Rechtzeitig zum meteorologischen Frühlingsanfang lud das Theater zur Waage zu einem romantischen Liederabend ein – oder etwa doch nicht? Das Wort «lousy» im Titel störte. Übersetzt mit «lausig» beschreibt es genau die letzten, lausigen Momente in ...
Rechtzeitig zum meteorologischen Frühlingsanfang lud das Theater zur Waage zu einem romantischen Liederabend ein – oder etwa doch nicht? Das Wort «lousy» im Titel störte. Übersetzt mit «lausig» beschreibt es genau die letzten, lausigen Momente in Liebesbeziehungen.
Wer sich auf heisse Liebesbezeugungen und Frühlingsgefühle eingestellt hatte, sah sich bald getäuscht. Dem Publikum im vollbesetzten Kellertheater präsentierte sich nicht etwa ein Himmel voller rosa Wolken und Geigen, sondern eine Reise durch die letzten, oft schmerzhaften Momente von Beziehungen. «At the Last Lousy Moments of Love», erzählte Liebesgeschichten voller Sehnsucht, Verlust, Wut und schliesslich von Neuanfängen.
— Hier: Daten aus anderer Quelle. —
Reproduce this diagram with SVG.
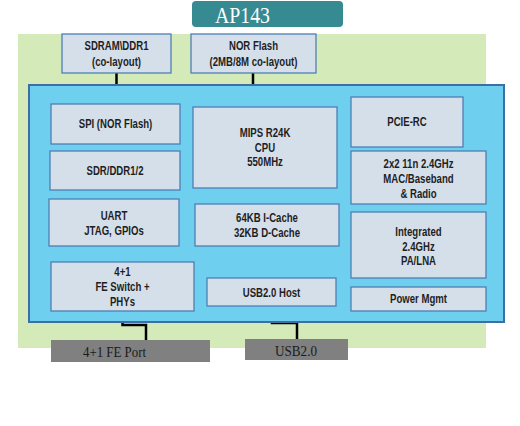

Ungewöhnlich der erste Applaus des Abends – der galt nicht etwa den drei Musikern, sondern einem leicht verspäteten Gast, dessen Stuhl als einziger leer geblieben war. Die beiden Theaterbetreiber Rahel Imboden und Simon Berger wollten mit dem Beginn des Gastspiels zuwarten, bis auch dieser Platz besetzt war. Dementsprechend wurde der Mann mit Beifall begrüsst, was ihn wahrscheinlich ziemlich verblüfft haben dürfte.
Dann war die Zeit reif für die Wahrheit über die Liebe. Sängerin Désirée Mori, die von Rahel Sohn am Klavier und Rafael Baier am Saxofon (und Gesang) begleitet wurde, tauchte in den ganz normalen Liebeswahn und seine Vergänglichkeit ein. Es waren teilweise schwermütige und melancholische Töne, mit denen Mori mit ihrer vielfarbigen Stimme das Publikum in den Bann zog – allerdings nur, um es kurz darauf in die Euphorie einer neuen Liebe mitzureissen. Ein Stück über Anfang und Ende, über ein Sofa, das Nähe und Distanz, Langeweile und Lust zugleich erträgt, über nächtelanges Tanzen, in Whisky ertränkte Abende, abgenutzte Wollkleider, Zeitungen und Strickzeug.
Die Liebe als des Geistes Konkursverwalter
Trotz englisch gesungener Texte war wohl jedem klar, welche Sorgen die Liebe mit sich bringen kann; Mimik und Gestik waren deutliche Sprache genug. Das Lied «Ein Abend zu zweit» war in Deutsch und brachte auf den Punkt, wovon sich wohl die meisten Paare fürchten: Über die Leere und Langeweile, die sich unweigerlich einschleicht, wenn man nicht aufpasst. Der Alltag als Bankrotterklärung des Liebeslebens. Einsam zu zweit auf dem Sofa sitzend, deckten sich Mori und Baier singend mit Vorwürfen ein – Zu ihrer Kleidung hätte Lagerfeld wohl gesagt, dass sie die Kontrolle über ihr Leben verloren haben. Sie sang: «Zeitung lesen kann er, zu sagen hat er nichts» Er entgegnete: «Was soll Mann von einer Frau, die man jahrelang kennt, schon verlangen?» – Der Abend zu zweit klang eher nach Ernüchterung und Qual als nach Gemütlichkeit oder gar Romantik. Diese kam spätestens versöhnlich bei der Zugabe von Nat King Cole’s «Unforgettable» zurück.
Die grosse Freude, die dieser szenische Liederabend allen bereitet hatte, war deutlich spürbar – im tosenden Applaus und den angeregten Gesprächen später an der Bar. Der Spass war auf beiden Seiten gleichermassen, auch die Musiker lobten die besondere Atmosphäre des kleinen, besonderen Lokals. Zumindest für Désirée Mori war es ein Wiedersehen, war sie doch letztes Jahr im Rahmen von «Acis and Galatea» bereits in Elgg zu Gast. Die Bar schloss erst, als der letzte Gast sich auf den Heimweg machte. Ob dies aufgrund verschmähter Liebe erst zu später Stunde und nach ausgiebigem Whisky-Genuss war, ist unbekannt.